Study: Atheism Isn’t Bad for Your Health March 6, 2021

Study: Atheism Isn’t Bad for Your Health

In a new paper published in the Journal of Religion and Health, researcher David Speed says that atheism, contrary to popular belief, is not bad for your physical health, emotional health, or psychological well-being.

Maybe you never thought it was bad for your health. But a lot of research has shown religion is good for your health for reasons that have nothing to do with the supernatural. Bob Smietana of Religion News Service summarizes that general line of research:

People who regularly attend services are less likely to smoke, may be less likely to use drugs or be obese and may live longer than those who don’t attend services. Those findings have led some to conclude that, if religion is good for you, being an atheist will be bad for your health.

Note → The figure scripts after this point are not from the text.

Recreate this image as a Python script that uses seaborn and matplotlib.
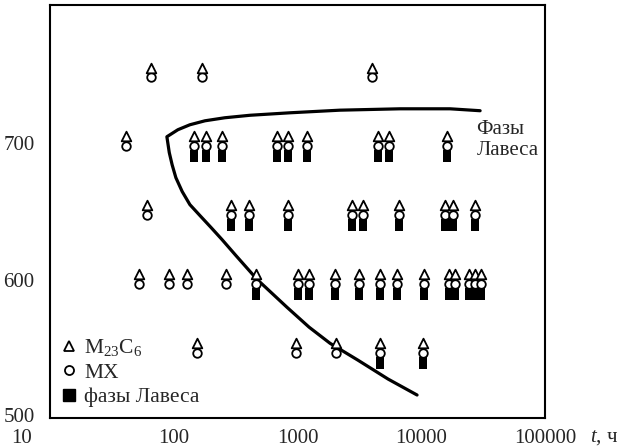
import numpy as np
import pandas as pd
import matplotlib
matplotlib.use("Agg")
import matplotlib.pyplot as plt
import seaborn as sns
from matplotlib.lines import Line2D
from matplotlib.transforms import ScaledTranslation

# --- Données : temps d'exposition (ч) pour chaque température (°C) ---
temps = [750, 700, 650, 600, 550]
times_750 = [66, 170, 4000]
times_700 = [41, 145, 181, 247, 689, 840, 1183, 4460, 5530, 16100]
times_650 = [61, 292, 405, 840, 2740, 3370, 6550, 15500, 18100, 27000]
times_600 = [52, 91, 127, 266, 465, 1000, 1245, 2020, 3160, 4680, 6350,
             10600, 16700, 18600, 24300, 27000, 30600]
times_550 = [155, 968, 2050, 4680, 10300]

# точки, где найдены фазы Лавеса
laves_750 = []
laves_700 = [145, 181, 247, 689, 840, 1183, 4460, 5530, 16100]
laves_650 = [292, 405, 840, 2740, 3370, 6550, 15500, 18100, 27000]
laves_600 = [465, 1000, 1245, 2020, 3160, 4680, 6350, 10600, 16700, 18600,
             24300, 27000, 30600]
laves_550 = [4680, 10300]

# граница области фаз Лавеса (верхняя ветвь справа налево, затем нижняя)
curve_t = [29900, 17100, 6730, 2200, 869, 413, 259, 179, 135, 108, 88,
           92, 97, 104, 117, 135, 163, 200, 245, 318, 471, 823, 1240, 1830,
           3080, 5390, 9250]
curve_T = [723.2, 724.6, 724.6, 723.6, 721.7, 719.9, 718.1, 715.9, 713, 709.4, 704.3,
           692.8, 684, 674.6, 664.5, 655, 647, 638.4, 629.7, 618, 600.7, 580.4, 566, 554.3,
           542, 528.3, 516.7]

xticks = [10, 100, 1000, 10000, 100000]
xtick_labels = ["10", "100", "1000", "10000", "100000"]
yticks = [500, 600, 700]

# --- Mise en forme ---
sns.set_style("white")
plt.rcParams["font.family"] = ["Liberation Serif", "DejaVu Serif"]
plt.rcParams["mathtext.fontset"] = "custom"
plt.rcParams["mathtext.rm"] = "Liberation Serif"
plt.rcParams["mathtext.it"] = "Liberation Serif:italic"

all_times = [times_750, times_700, times_650, times_600, times_550]
all_laves = [laves_750, laves_700, laves_650, laves_600, laves_550]
carb = pd.DataFrame([(t, T) for T, ts in zip(temps, all_times) for t in ts],
                    columns=["t", "T"])
lav = pd.DataFrame([(t, T) for T, ts in zip(temps, all_laves) for t in ts],
                   columns=["t", "T"])
curve = pd.DataFrame({"t": curve_t, "T": curve_T})

# décalages verticaux des symboles (°C)
DT_TRI, DT_CIRC, DT_SQ = 4.5, -2.5, -10.0

fig = plt.figure(figsize=(6.2, 4.48), dpi=100)
ax = fig.add_axes([50 / 620, 30 / 448, 495 / 620, 413 / 448])
ax.set_xscale("log")

rect = [(-0.72, -1), (0.72, -1), (0.72, 1), (-0.72, 1), (-0.72, -1)]
sns.lineplot(data=curve, x="t", y="T", sort=False, estimator=None,
             color="black", lw=2.3, ax=ax, zorder=1)
sns.scatterplot(x=lav["t"], y=lav["T"] + DT_SQ, marker=rect, s=75,
                color="black", edgecolor="black", linewidth=0, ax=ax, zorder=2)
sns.scatterplot(x=carb["t"], y=carb["T"] + DT_CIRC, marker="o", s=38,
                facecolor="white", edgecolor="black", linewidth=1.3, ax=ax, zorder=3)
sns.scatterplot(x=carb["t"], y=carb["T"] + DT_TRI, marker="^", s=48,
                facecolor="white", edgecolor="black", linewidth=1.3, ax=ax, zorder=4)

ax.set_xlim(10, 100000)
ax.set_ylim(500, 800)
ax.set_xticks(xticks, labels=xtick_labels)
ax.minorticks_off()
ax.set_yticks(yticks)
ax.tick_params(direction="in", length=7, width=1.2, labelsize=15,
               top=False, right=False)
ax.tick_params(axis="x", pad=8)
ax.tick_params(axis="y", pad=11)
for sp in ax.spines.values():
    sp.set_color("black")
    sp.set_linewidth(1.5)

# сдвиг подписи "10" влево, как в оригинале
lbl = ax.get_xticklabels()[0]
lbl.set_transform(lbl.get_transform() + ScaledTranslation(-0.28, 0, fig.dpi_scale_trans))
ylbl = ax.get_yticklabels()[0]
ylbl.set_transform(ylbl.get_transform() + ScaledTranslation(0, 0.03, fig.dpi_scale_trans))

ax.set_xlabel("$t$, ч", fontsize=15, ha="left", va="center")
ax.set_ylabel("")
ax.xaxis.set_label_coords(1.09, -0.047)

ax.text(28000, 702, "Фазы\nЛавеса", fontsize=15, ha="left", va="center",
        linespacing=1.2)

handles = [
    Line2D([], [], ls="", marker="^", ms=7, mfc="white", mec="black", mew=1.3),
    Line2D([], [], ls="", marker="o", ms=6.5, mfc="white", mec="black", mew=1.3),
    Line2D([], [], ls="", marker="s", ms=8, mfc="black", mec="black"),
]
ax.legend(handles, ["M$_{23}$C$_6$", "MX", "фазы Лавеса"], loc="lower left",
          frameon=False, fontsize=15.5, handlelength=0.8, handletextpad=0.3,
          labelspacing=0.2, borderaxespad=0.2, borderpad=0.3)

fig.savefig("out.png", dpi=100)
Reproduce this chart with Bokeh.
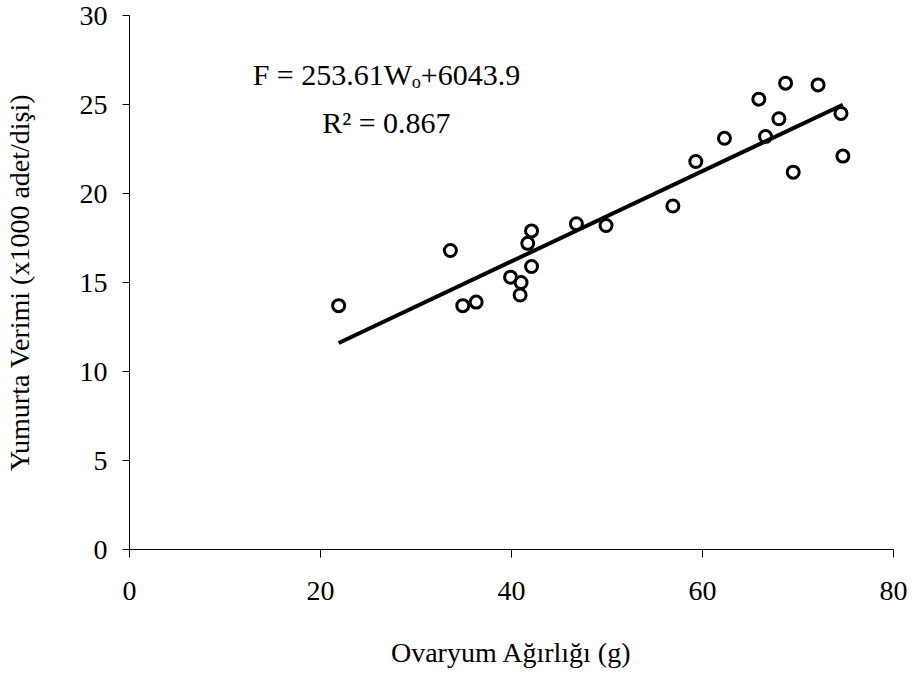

If religion is good for you, the thinking goes, then non-religion must be bad for you, right?

Not true, says Dr. Speed. While religious people may avoid “vices” because of peer pressure from their religious communities, or because they fear committing a sin, a lot of atheists make those same decisions simply because of their personal moral framework.

Some people — include Speed himself — simply aren’t interested in using those substances. Whatever the motivation, these groups see abstaining from alcohol and drugs as important.

To put that another way, a lot of atheists want to do the right thing for the right reasons, not the right things for the wrong reasons. If it matters, Speed was using data that’s about a decade old because it “had a unique identifier for whether an individual identified as an atheist,” but it’s hard to imagine you’d find radically different results today.

He concluded:

While other researchers have used proxy measures of atheism to assess the health of Canadians… I could not confirm health deficits in the atheist group. For all intents and purposes atheists did not substantially deviate from non-atheist groups.

There was one area, however, where believers fared better. Speed found that religion was good for your social health — because being part of a larger community is usually a good thing! — but that’s not exactly news. Smietana has a larger roundup of studies regarding atheists and health in his piece, but the gist of it is that whatever benefits people get from church have more to do with the communal aspects of it than the God-belief itself.

We’ve also seen plenty of evidence that countries where people aren’t that religious fare pretty damn well in terms of well-being, health, and prosperity.

You don’t need God to be good. You don’t need God to be healthy. The benefits of religion come from its secular aspects. This seems to be a running theme in all the research.